If we want people to save, wouldn’t it just be easier to let them save?
I don’t have answers. I just have a point of view. Too many policies get tinkered with to service ideological, policy, special interest, our other needs. I get that’s the reality of how laws get passed. But for our laws to be more effective, we can’t completely lose sight of the citizen experience. Did any of the complexity with HSAs and FSAs help us better achieve the goal? Some, but not much. We’d have better laws, and better government, by thinking through the citizen’s experience using the law and making it simpler for them to benefit from law’s meant to benefit them.

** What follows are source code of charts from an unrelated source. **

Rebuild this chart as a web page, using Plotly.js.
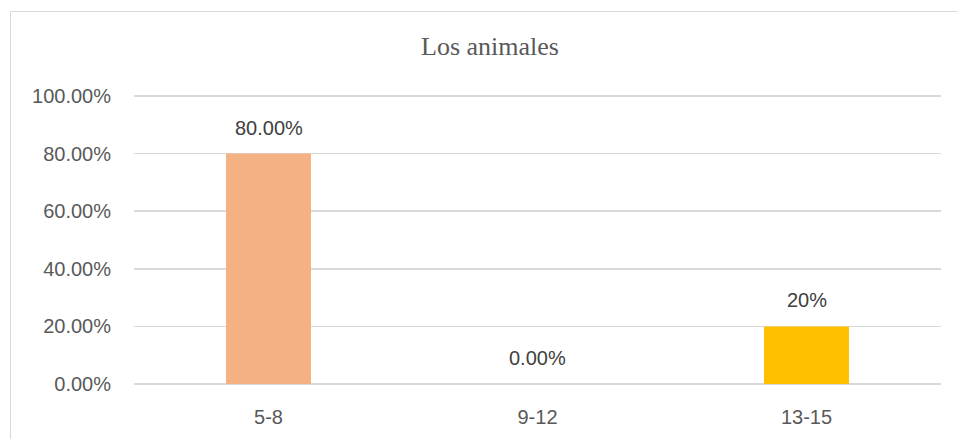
<!DOCTYPE html>
<html>
<head>
<meta charset="utf-8">
<script src="https://cdn.plot.ly/plotly-3.0.1.min.js"></script>
<style>
  html, body { margin: 0; padding: 0; background: #ffffff; }
  #wrap { position: relative; width: 958px; height: 439px; overflow: hidden; }
  #chart { width: 958px; height: 439px; }
  #frame { position: absolute; left: 10px; top: 11px; width: 1000px; height: 500px;
           border-left: 1px solid #d9d9d9; border-top: 1px solid #d9d9d9; pointer-events: none; }
</style>
</head>
<body>
<div id="wrap">
  <div id="chart"></div>
  <div id="frame"></div>
</div>
<script>
const categories = ["5-8", "9-12", "13-15"];
const values = [0.80, 0.00, 0.20];
const valueLabels = ["80.00%", "0.00%", "20%"];
const barColors = ["#F4B183", "#F4B183", "#FFC000"];
const yTickValues = [0, 0.2, 0.4, 0.6, 0.8, 1.0];
const yTickLabels = ["0.00%", "20.00%", "40.00%", "60.00%", "80.00%", "100.00%"];
const chartTitle = "Los animales";

const trace = {
  type: "bar",
  x: categories,
  y: values,
  marker: { color: barColors },
  width: 0.316,
  hoverinfo: "skip"
};

const annotations = categories.map((c, i) => ({
  x: c, y: values[i], xref: "x", yref: "y",
  text: valueLabels[i], showarrow: false,
  yanchor: "middle", yshift: 26,
  font: { family: "Liberation Sans, Arial, sans-serif", size: 20, color: "#404040" }
}));

const layout = {
  width: 958, height: 439,
  margin: { l: 134, r: 17, t: 92.5, b: 55 },
  paper_bgcolor: "#ffffff", plot_bgcolor: "#ffffff",
  showlegend: false,
  title: {
    text: chartTitle,
    font: { family: "Liberation Serif, Times New Roman, serif", size: 26, color: "#595959" },
    x: 490 / 958, xref: "container", xanchor: "center",
    y: 1 - 46 / 439, yref: "container", yanchor: "middle"
  },
  xaxis: {
    type: "category",
    range: [-0.5, 2.5],
    showgrid: false, zeroline: false, showline: false,
    ticks: "", ticklabelstandoff: 19,
    tickfont: { family: "Liberation Sans, Arial, sans-serif", size: 20, color: "#595959" }
  },
  yaxis: {
    range: [0, 1.01],
    tickvals: yTickValues, ticktext: yTickLabels,
    showgrid: true, gridcolor: "#d9d9d9", gridwidth: 1.5,
    zeroline: true, zerolinecolor: "#d9d9d9", zerolinewidth: 1.5,
    showline: false, ticks: "", ticklabelstandoff: 22,
    tickfont: { family: "Liberation Sans, Arial, sans-serif", size: 20, color: "#595959" }
  },
  annotations: annotations
};

Plotly.newPlot("chart", [trace], layout, { displayModeBar: false, staticPlot: true });
</script>
</body>
</html>
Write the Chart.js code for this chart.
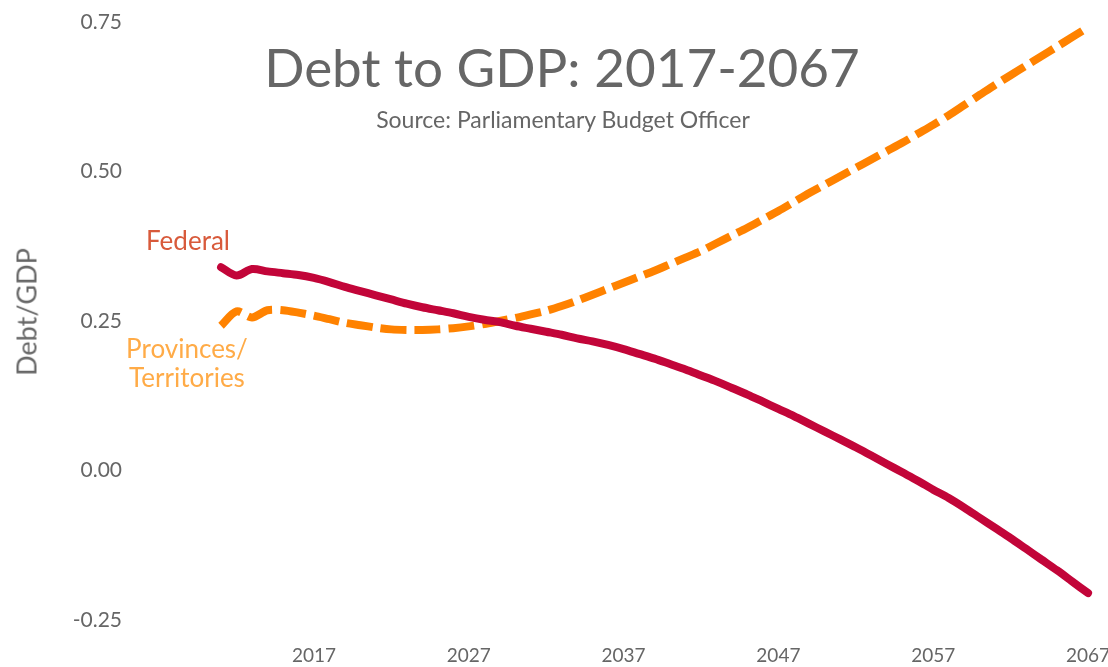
<!DOCTYPE html>
<html>
<head>
<meta charset="utf-8">
<script src="https://cdn.jsdelivr.net/npm/chart.js@4.4.1/dist/chart.umd.min.js"></script>
<style>
  html, body { margin:0; padding:0; background:#fff; }
  #wrap { position:relative; width:1108px; height:667px; font-family:Lato, 'Open Sans', sans-serif; }
  #wrap canvas { position:absolute; left:0; top:0; }
  .lbl { position:absolute; white-space:nowrap; transform:translate(-50%, -50%); line-height:1; }
  #title    { left:562px; top:66px;  font-size:53px; color:#666; }
  #subtitle { left:563px; top:119px; font-size:23px; color:#666; }
  #fedLbl   { left:188px; top:240px; font-size:26px; color:#d85a3b; }
  #provLbl  { left:187px; top:363px; font-size:26px; color:#ffab47; text-align:center; line-height:29px; }
  #yTitle   { left:26px;  top:312px; font-size:27px; color:#666; transform:translate(-50%, -50%) rotate(-90deg); }
</style>
</head>
<body>
<div id="wrap">
  <canvas id="chart" width="1108" height="667"></canvas>
  <div class="lbl" id="title">Debt to GDP: 2017-2067</div>
  <div class="lbl" id="subtitle">Source: Parliamentary Budget Officer</div>
  <div class="lbl" id="fedLbl">Federal</div>
  <div class="lbl" id="provLbl">Provinces/<br>Territories</div>
  <div class="lbl" id="yTitle">Debt/GDP</div>
</div>
<script>
'use strict';

// ── data (debt/GDP per tahun 2011–2067)
const years = [];
for (let y = 2011; y <= 2067; y++) years.push(y);

const federal = [
  0.340, 0.326, 0.337, 0.333, 0.330, 0.327, 0.322, 0.315, 0.307, 0.300,
  0.293, 0.286, 0.279, 0.273, 0.268, 0.263, 0.257, 0.252, 0.248, 0.242,
  0.237, 0.232, 0.227, 0.221, 0.216, 0.210, 0.203, 0.195, 0.187, 0.178,
  0.169, 0.159, 0.149, 0.138, 0.127, 0.115, 0.103, 0.091, 0.078, 0.065,
  0.052, 0.039, 0.025, 0.011, -0.003, -0.017, -0.032, -0.046, -0.062, -0.079,
  -0.096, -0.113, -0.131, -0.149, -0.167, -0.186, -0.205
];

const provinces = [
  0.242, 0.266, 0.256, 0.268, 0.268, 0.264, 0.259, 0.253, 0.247, 0.243,
  0.239, 0.236, 0.235, 0.235, 0.236, 0.238, 0.241, 0.245, 0.250, 0.255,
  0.261, 0.267, 0.275, 0.284, 0.294, 0.304, 0.314, 0.324, 0.334, 0.345,
  0.356, 0.367, 0.380, 0.393, 0.406, 0.420, 0.434, 0.449, 0.464, 0.478,
  0.492, 0.506, 0.520, 0.534, 0.548, 0.563, 0.578, 0.594, 0.611, 0.628,
  0.645, 0.661, 0.677, 0.693, 0.709, 0.725, 0.741
];

const xTicks = [2017, 2027, 2037, 2047, 2057, 2067];
const yTicks = [-0.25, 0, 0.25, 0.5, 0.75];

const toPts = arr => arr.map((v, i) => ({ x: years[i], y: v }));
const FONT = "Lato, 'Open Sans', sans-serif";
const GREY = '#666';

new Chart(document.getElementById('chart'), {
  type: 'line',
  data: {
    datasets: [
      { label:'Federal', data:toPts(federal), borderColor:'#c20539', borderWidth:8,
        borderCapStyle:'round', borderJoinStyle:'round', pointRadius:0, tension:0.3, fill:false },
      { label:'Provinces/Territories', data:toPts(provinces), borderColor:'#ff8200', borderWidth:8,
        borderDash:[26, 8], borderCapStyle:'butt', pointRadius:0, tension:0.3, fill:false },
    ]
  },
  options: {
    responsive:false, animation:false, maintainAspectRatio:false,
    layout:{ padding:{ left:8, right:0, top:4, bottom:0 } },
    plugins:{ legend:{ display:false }, tooltip:{ enabled:false } },
    scales:{
      x:{
        type:'linear', min:2005.12, max:2068.29,
        grid:{ display:false, drawTicks:false }, border:{ display:false },
        afterBuildTicks: s => { s.ticks = xTicks.map(v => ({ value:v })); },
        afterFit: s => { s.height = 29; s.paddingLeft = 0; s.paddingRight = 0; },
        ticks:{ padding:6, color:GREY, font:{ family:FONT, size:19 }, callback: v => String(v) },
      },
      y:{
        type:'linear', min:-0.2801, max:0.7801,
        grid:{ display:false, drawTicks:false }, border:{ display:false },
        afterBuildTicks: s => { s.ticks = yTicks.map(v => ({ value:v })); },
        afterFit: s => { s.width = 122; s.paddingTop = 0; s.paddingBottom = 0; },
        ticks:{ padding:8, color:GREY, font:{ family:FONT, size:21 }, callback: v => v.toFixed(2) },
      }
    }
  }
});
</script>
</body>
</html>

If I produced things like that at work, I’d be fired.
Keeping it Simple
As customers, we don’t choose the people who design the client experience, but we do choose who we spend with 2. With government, you don’t have much choice which one you live with. But you do have a choice in who and how they govern. We often talk about kitchen table politics, that’s less about the ideological issues and more about the gnawing feeling in your get before you walk into a post office or a DMV.
I’d love to see people run on making it easier to do business with the government. Giving people back their time - because time is money.Less forms filled out by you. More forms filled out for your review.